Publié le 30/01/2023

Thomas GOMART, cité par charles Haquet et Cyrille Pluyette dans L'Express

A peine les chars lourds promis aux Ukrainiens, la prochaine étape est déjà sur la table : les avions de combat. Les Néerlandais se disent prêts à en fournir à Kiev, la France ne l’exclut pas (tout en se montrant prudente) et la Maison-Blanche indique que le sujet serait discuté "très attentivement".

Certes, Joe Biden s’est dit récemment opposé à l’envoi de F-16 en Ukraine. Mais pour combien de temps ? Une à une, les lignes rouges que les Occidentaux s’étaient fixées au début du conflit sont tombées. En sera-t-il de même, bientôt, pour les missiles de longue portée, réclamés depuis longtemps par Kiev ?

Si ces effets d’annonce sont spectaculaires, les livraisons de chars occidentaux ne devraient toutefois pas changer le cours du conflit. On sait pertinemment à Washington qu’il faudrait bien plus que 31 chars Abrams (sur les 4 000 que l’Amérique a en réserve) pour enfoncer les lignes russes - même s’ils s’ajoutent [1]aux dizaines de chars Leopard allemands que Berlin et d’autres capitales européennes vont transférer aux Ukrainiens.

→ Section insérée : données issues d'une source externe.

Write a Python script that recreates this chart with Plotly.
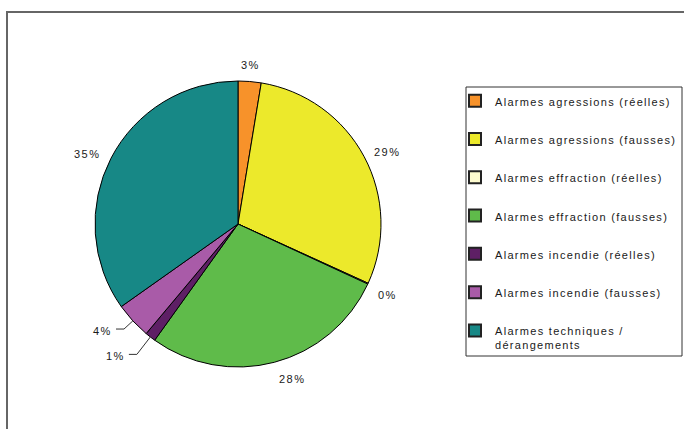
import math
import plotly.graph_objects as go

# ---- data ----
labels = [
    "Alarmes agressions (réelles)",
    "Alarmes agressions (fausses)",
    "Alarmes effraction (réelles)",
    "Alarmes effraction (fausses)",
    "Alarmes incendie (réelles)",
    "Alarmes incendie (fausses)",
    "Alarmes techniques /<br>dérangements",
]
values = [2.6, 29.2, 0.1, 28.0, 1.2, 4.1, 34.8]
colors = ["#F7922A", "#ECE92B", "#FDFBCF", "#5FBB4A", "#5E1F65", "#A95BA8", "#178886"]

# ---- style / layout constants ----
W, H = 684, 429
CX, CY, R = 238, 224, 143
LEADER_EXTRA = {4: 22, 5: 12}   # crowded small slices get leader lines
FONT = "Liberation Sans, Arial, sans-serif"
TXT = "#1a1a1a"


def px(x):
    return x / W


def py(y):
    return 1 - y / H


def spaced(text, ls):
    return "<br>".join(
        f'<span style="letter-spacing:{ls}px">{part}</span>' for part in text.split("<br>")
    )


fig = go.Figure()
fig.add_trace(go.Pie(
    values=values, labels=labels,
    marker=dict(colors=colors, line=dict(color="#000000", width=1)),
    sort=False, direction="clockwise", rotation=0,
    textinfo="none", showlegend=False,
    domain=dict(x=[px(CX - R), px(CX + R)], y=[py(CY + R), py(CY - R)]),
))

# legend entries (one group each so they can be spaced like the original)
for i, (lab, col) in enumerate(zip(labels, colors)):
    fig.add_trace(go.Scatter(
        x=[None], y=[None], mode="markers", name=spaced(lab, 1.3), legendgroup=f"g{i}",
        marker=dict(symbol="square", size=9, color=col, line=dict(color="#222222", width=1)),
        hoverinfo="skip",
    ))

annotations = []
shapes = []
total = sum(values)
cum = 0.0
for i, v in enumerate(values):
    mid = (cum + v / 2) / total * 2 * math.pi
    cum += v
    s, c = math.sin(mid), math.cos(mid)
    txt = spaced(f"{round(v / total * 100)}%", 1.5)
    if i in LEADER_EXTRA:
        e = LEADER_EXTRA[i]
        x0, y0 = CX + R * s, CY - R * c
        x1, y1 = CX + (R + e) * s, CY - (R + e) * c
        x2 = x1 - 8 if s < 0 else x1 + 8
        shapes.append(dict(
            type="path", xref="paper", yref="paper",
            path=f"M {px(x0)},{py(y0)} L {px(x1)},{py(y1)} L {px(x2)},{py(y1)}",
            line=dict(color="#333333", width=1),
        ))
        annotations.append(dict(
            x=px(x2 - 2 if s < 0 else x2 + 2), y=py(y1 + 2), xref="paper", yref="paper",
            text=txt, showarrow=False,
            xanchor="right" if s < 0 else "left", yanchor="middle",
            font=dict(family=FONT, size=11, color=TXT),
        ))
    else:
        d = R + 9
        lx, ly = CX + d * s, CY - d * c
        xa = "left" if s > 0.2 else ("right" if s < -0.2 else "center")
        ya = "bottom" if c > 0.5 else ("top" if c < -0.3 else "middle")
        annotations.append(dict(
            x=px(lx), y=py(ly), xref="paper", yref="paper",
            text=txt, showarrow=False, xanchor=xa, yanchor=ya,
            font=dict(family=FONT, size=11, color=TXT),
        ))

# outer frame of the chart area
shapes.append(dict(
    type="rect", xref="paper", yref="paper",
    x0=px(7), x1=1.02, y0=-0.02, y1=py(12),
    line=dict(color="#666666", width=2), fillcolor="rgba(0,0,0,0)",
))
# legend box frame
shapes.append(dict(
    type="rect", xref="paper", yref="paper",
    x0=px(466), x1=px(682), y0=py(356), y1=py(87),
    line=dict(color="#333333", width=1), fillcolor="rgba(0,0,0,0)",
))

fig.update_layout(
    width=W, height=H,
    margin=dict(l=0, r=0, t=0, b=0),
    paper_bgcolor="white", plot_bgcolor="white",
    xaxis=dict(visible=False), yaxis=dict(visible=False),
    showlegend=True,
    legend=dict(
        x=px(455), xanchor="left", y=py(87), yanchor="top",
        borderwidth=0, bgcolor="rgba(0,0,0,0)",
        font=dict(family=FONT, size=11, color=TXT),
        traceorder="grouped", tracegroupgap=19.3, valign="top",
        itemsizing="constant",
    ),
    annotations=annotations,
    shapes=shapes,
    font=dict(family=FONT),
)

fig.write_html(
    "out.html",
    config={"displayModeBar": False},
    post_script="document.body.style.margin='0';",
)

Que veulent les Américains ? On a le sentiment qu’en donnant des armes toujours plus sophistiquées à Kiev, ils cherchent surtout à convaincre Vladimir Poutine qu’il ne peut pas gagner la guerre et qu’il n’a rien à espérer d’une surenchère, tant le prix à payer sera élevé.

Une ligne de crête

Mais l’escalade est déjà en marche et les prochains mois vont donner lieu à de terribles batailles. Pour une raison simple : chacun des belligérants reste persuadé qu’il peut l’emporter. Les Ukrainiens, avec l’aide occidentale. Les Russes, en envoyant des centaines de milliers de nouvelles recrues, "chair à canon" des temps modernes [2], percer les lignes adverses. Habité par le mythe de la Grande guerre patriotique, Poutine est prêt à ce sacrifice. Que pèsent pour lui des dizaines de milliers de victimes par rapport aux millions de Russes tombés face à l’Allemagne nazie ?

On peut donc craindre que le chef du Kremlin ne soit guère sensible aux coups de semonce de Washington. Raison pour laquelle certains pays de l’est de l’Europe, telle la Pologne, poussent pour une aide plus décisive.

Mais l’administration Biden veut aussi "retenir le bras ukrainien afin qu’il n’atteigne pas le territoire russe" avec les armes occidentales, note Thomas Gomart, directeur de l’Institut français des relations internationales. Au risque de déclencher une guerre ouverte avec la Russie. Joe Biden est sur une ligne de crête. Et elle va être de plus en plus difficile à tenir.